Dès le début des années 2000, le GSM se popularise, nous rendant joignables à tout moment. Ce téléphone mobile a pris une telle importance dans nos vies que les sacs se sont vus équipés d’une pochette pour l’y caser. Le GSM effacé par le smartphone, nos sacs s’allègent à mesure que leur propriétaire se laisse persuader par les multiples fonctionnalités de ce couteau suisse. Ainsi, l’appareil photo disparaît, de même que l’agenda, le carnet d’adresses, de notes, le plan de ville, la lampe de poche, le miroir, le compteur de pas, l’iPod.
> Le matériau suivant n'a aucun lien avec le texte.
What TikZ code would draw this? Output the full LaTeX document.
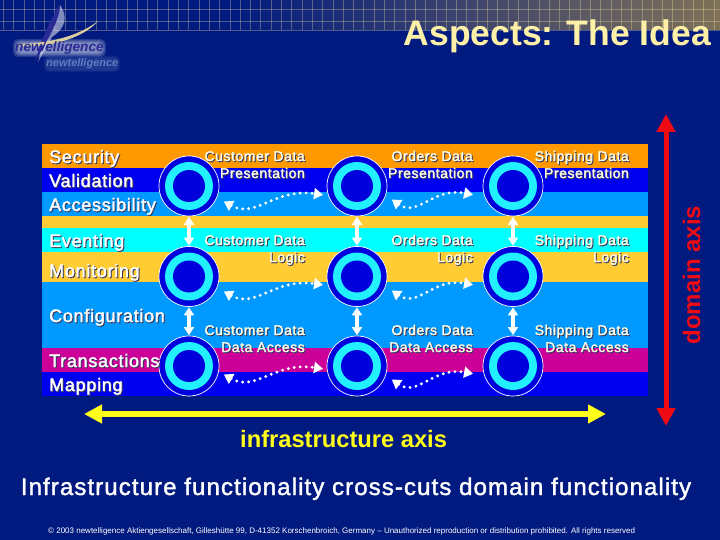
\documentclass[tikz,border=0pt]{standalone}
\usepackage{fontspec}
\setmainfont{Liberation Sans}
\newfontfamily\spreadfont[LetterSpace=4.6,FakeBold=1.6]{Liberation Sans}
\newfontfamily\labelfont[LetterSpace=4,FakeBold=2]{Liberation Sans}
\usetikzlibrary{arrows.meta,calc,shadings}
\definecolor{bgblue}{HTML}{001A80}
\definecolor{bandorange}{HTML}{FF9900}
\definecolor{bandblue}{HTML}{0000F0}
\definecolor{bandsky}{HTML}{0099FF}
\definecolor{bandamber}{HTML}{FFCC33}
\definecolor{bandcyan}{HTML}{00FFFF}
\definecolor{bandmag}{HTML}{CC0099}
\definecolor{ringblue}{HTML}{0000DC}
\definecolor{ringcyan}{HTML}{22F0FF}
\definecolor{titlecol}{HTML}{FFF0A8}
\definecolor{axisyellow}{HTML}{FFFF19}
\definecolor{axisred}{HTML}{F00A14}
\definecolor{shadecol}{HTML}{3A3A60}
\definecolor{tan}{HTML}{7F7158}
\definecolor{logoblue}{HTML}{2A2A96}
\definecolor{logofaint}{HTML}{5F7DBE}
\definecolor{creamtext}{HTML}{FFFFE6}
\newcommand{\fsz}[1]{\fontsize{#1}{#1}\selectfont}
\newcommand{\shd}[1]{\leavevmode\rlap{\raisebox{-1pt}{\kern1pt\textcolor{shadecol}{#1}}}#1}
\tikzset{
  x=1pt,y=-1pt,
  bandrect/.style={anchor=north west,inner sep=0,minimum width=606pt,minimum height=#1},
  sidetext/.style={anchor=base west,inner sep=0,text=white,font=\fsz{18}\labelfont},
  celltext/.style={anchor=base east,inner sep=0,text=creamtext,font=\fsz{14}\labelfont},
  ringa/.style={circle,inner sep=0,minimum size=60pt,fill=ringblue,draw=white,line width=.7pt},
  ringb/.style={circle,inner sep=0,minimum size=48pt,fill=ringcyan},
  ringc/.style={circle,inner sep=0,minimum size=32pt,fill=ringblue},
  vlink/.style={white,line width=3.4pt,{Triangle[length=8pt,width=10pt]}-{Triangle[length=8pt,width=10pt]},shorten <=.5pt,shorten >=.5pt},
  dotlink/.style={white,line width=3.2pt,line cap=round,dash pattern=on 0pt off 6pt,{Triangle[length=9pt,width=11pt,sep=1pt]}-{Triangle[length=9pt,width=11pt,sep=1pt]}},
  axisline/.style={line width=6pt,{Triangle[length=18pt,width=18pt]}-{Triangle[length=18pt,width=18pt]}},
  gridln/.style={draw=titlecol,opacity=.3,line width=.7pt},
}
\begin{document}
\begin{tikzpicture}
\useasboundingbox (0,0) rectangle (720,540);
\fill[bgblue] (0,0) rectangle (720,540);
% top band with grid
\shade[left color=bgblue,right color=tan] (230,0) rectangle (720,30);
\foreach \i in {0,...,69}{\draw[gridln] ({3.3+10.3*\i},0) -- ({3.3+10.3*\i},30);}
\foreach \yy in {9.5,21,30}{\draw[gridln] (0,\yy) -- (720,\yy);}
% logo glow
\foreach \k in {0,1,2,3,4}{
  \fill[white,opacity=.13,rounded corners=5pt] ({13+\k},{39+\k}) rectangle ({106-\k},{57-\k});
}
\foreach \k in {0,1,2}{
  \fill[logofaint,opacity=.12,rounded corners=4pt] ({44+\k},{56+\k}) rectangle ({120-\k},{72-\k});
}
\fill[white,opacity=.5] (60,5) .. controls (68,16) and (66,28) .. (52,37) -- (38,62) .. controls (44,40) and (50,22) .. (60,5) -- cycle;
\fill[logoblue] (60,5) .. controls (60,14) and (55,26) .. (49,37) -- (35,62) .. controls (42,38) and (50,20) .. (60,5) -- cycle;
\fill[titlecol!70!gray] (17,44) .. controls (45,44) and (78,37) .. (98,21) .. controls (82,40) and (45,48) .. (17,46) -- cycle;
\node[anchor=base west,inner sep=0,text=logoblue,font=\fsz{13.6}\bfseries\itshape] (logotop) at (15,52) {new/elligence};
\node[anchor=base west,inner sep=0,text=logofaint,font=\fsz{11}\bfseries\itshape] (logolow) at (46,67) {newtelligence};
% title
\node[anchor=base east,inner sep=0,text=titlecol,font=\fsz{35.5}\bfseries] (title) at (711,46) {Aspects: The Idea};
% bands
\node[bandrect=24pt,fill=bandorange] (b1) at (42,144) {};
\node[bandrect=24pt,fill=bandblue] (b2) at (42,168) {};
\node[bandrect=24pt,fill=bandsky] (b3) at (42,192) {};
\node[bandrect=12pt,fill=bandamber] (b4) at (42,216) {};
\node[bandrect=24pt,fill=bandcyan] (b5) at (42,228) {};
\node[bandrect=30pt,fill=bandamber] (b6) at (42,252) {};
\node[bandrect=66pt,fill=bandsky] (b7) at (42,282) {};
\node[bandrect=24pt,fill=bandmag] (b8) at (42,348) {};
\node[bandrect=24pt,fill=bandblue] (b9) at (42,372) {};
% rings
\foreach \r/\yy in {1/186,2/276.5,3/366}{
  \foreach \c/\xx in {1/189,2/357,3/513}{
    \node[ringa] (r\r\c) at (\xx,\yy) {};
    \node[ringb] (m\r\c) at (r\r\c) {};
    \node[ringc] (i\r\c) at (r\r\c) {};
  }
}
% vertical links
\foreach \c in {1,2,3}{
  \draw[vlink] (r1\c) -- (r2\c);
  \draw[vlink] (r2\c) -- (r3\c);
}
% dotted links
\coordinate (a11) at (223,201); \coordinate (e11) at (324,195);
\coordinate (a12) at (391,199); \coordinate (e12) at (474,195);
\coordinate (a21) at (223,291); \coordinate (e21) at (324,285);
\coordinate (a22) at (391,290); \coordinate (e22) at (474,285);
\coordinate (a31) at (223,374); \coordinate (e31) at (324,369);
\coordinate (a32) at (391,379); \coordinate (e32) at (474,374);
\foreach \n in {11,12,21,22,31,32}{
  \draw[dotlink] (a\n) .. controls ($(a\n)!.32!(e\n)+(0,20)$) and ($(a\n)!.51!(e\n)+(0,-10)$) .. (e\n);
}
% side labels
\node[sidetext] (s1) at (49,163) {\shd{Security}};
\node[sidetext] (s2) at (49,187) {\shd{Validation}};
\node[sidetext] (s3) at (49,211) {\shd{Accessibility}};
\node[sidetext] (s4) at (49,247) {\shd{Eventing}};
\node[sidetext] (s5) at (49,277) {\shd{Monitoring}};
\node[sidetext] (s6) at (49,322) {\shd{Configuration}};
\node[sidetext] (s7) at (49,367) {\shd{Transactions}};
\node[sidetext] (s8) at (49,391) {\shd{Mapping}};
% cell labels
\foreach \c/\xx/\nm in {1/305/Customer,2/473/Orders,3/629/Shipping}{
  \node[celltext] (pa\c) at (\xx,161) {\shd{\nm{} Data}};
  \node[celltext] (pb\c) at (\xx,178) {\shd{Presentation}};
  \node[celltext] (la\c) at (\xx,245) {\shd{\nm{} Data}};
  \node[celltext] (lb\c) at (\xx,262) {\shd{Logic}};
  \node[celltext] (da\c) at (\xx,335) {\shd{\nm{} Data}};
  \node[celltext] (db\c) at (\xx,352) {\shd{Data Access}};
}
% axes
\coordinate (xl) at (84,414); \coordinate (xr) at (606,414);
\coordinate (yt) at (666,114); \coordinate (yb) at (666,426);
\draw[axisline,axisyellow] (xl) -- (xr);
\draw[axisline,axisred,line width=5pt] (yt) -- (yb);
\node[anchor=base west,inner sep=0,text=axisyellow,font=\fsz{23.7}\bfseries] (xlab) at (240,447) {infrastructure axis};
\node[anchor=base,rotate=90,inner sep=0,text=axisred,font=\fsz{24}\bfseries] (ylab) at (700,275) {domain axis};
% bottom
\node[anchor=base,inner sep=0,text=white,font=\fsz{24}\spreadfont] (msg) at (356,495) {Infrastructure functionality cross-cuts domain functionality};
\node[anchor=base west,inner sep=0,text=white,font=\fsz{8}] (copy) at (48,533) {© 2003 newtelligence Aktiengesellschaft, Gilleshütte 99, D-41352 Korschenbroich, Germany – Unauthorized reproduction or distribution prohibited. All rights reserved};
\end{tikzpicture}
\end{document}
Restent les oreillettes.

Société hyper technologique oblige, les clés de voiture ne doivent plus être sorties du sac pour activer le bolide qui atteindra la vitesse folle de 30km/h sur les chaussées bruxelloises. Elles peuvent donc reposer quelque part au fond du capharnaüm. Il suffit de pouvoir les y retrouver une fois l’an à l’occasion de l’entretien.

Notre sac dévoile aussi notre souci d’écologie et de bonne santé. Plus de cigarettes ni de briquet. Plus de petite bouteille d’eau en plastique, mais une gourde. Plus de délice au chocolat et caramel pour repartir après le coup de barre, mais une barrette bio diététiquement correcte. Ajoutons que le sac à main, telle une poupée russe, abrite désormais un autre contenant: le sac à commission repliable et réutilisable. Par contre, exit les pansements destinés à soulager les ampoules: les talons hauts, c’est out ; les baskets, c’est in. Plus confortables pour les 10.000 pas quotidiens...

À partir du 21 octobre, le sac de ceux qui voyageront en Grande-Bretagne devra contenir un passeport valide. Brexit! Oh my god!